For Your Older Children
If you already have a child then hopefully you will have a plan for their care during your labour. However, it’s a good idea to think about what happens if those plans fall through and they end up accompanying you to the hospital. You could pack a small bag of toys, clothes, etc. for them, and include a list of emergency contact numbers.
The arrival of a new sibling can be a difficult adjustment. If your older child or children will be coming to visit you and their new sibling on the ward, then one thing that many mums recommend is having a small gift that the baby can “give” to the older child as a greeting present.
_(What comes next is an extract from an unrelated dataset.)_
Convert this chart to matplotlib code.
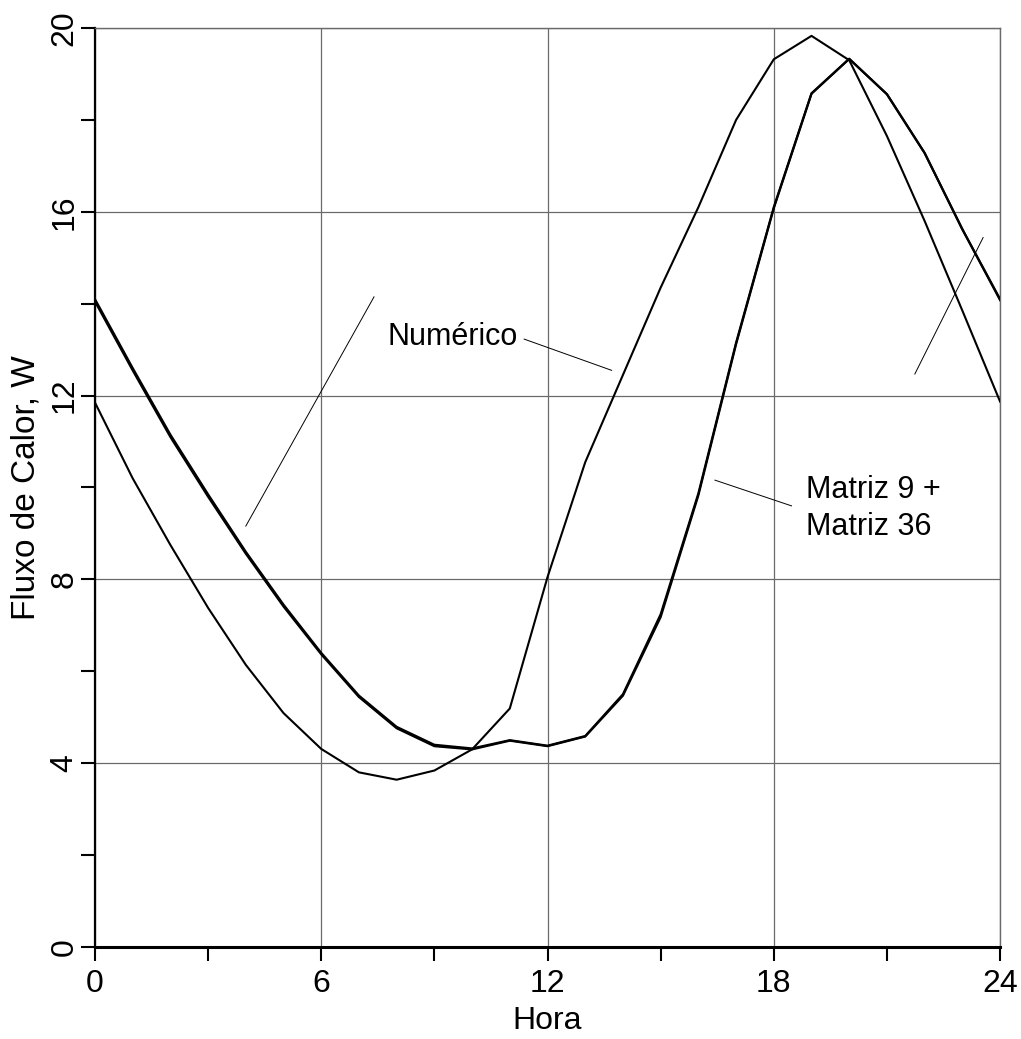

When To Pack The Hospital Bag
You are considered full term once you reach 37 weeks and you could go into labour at any time after this point. Some women do go into labour earlier though, so it’s a good idea to have everything ready by this point at the latest.
Once the bag or bags are packed, you could leave them in the boot of your car if there is room, to save having to sort them out once you need to set off to the hospital.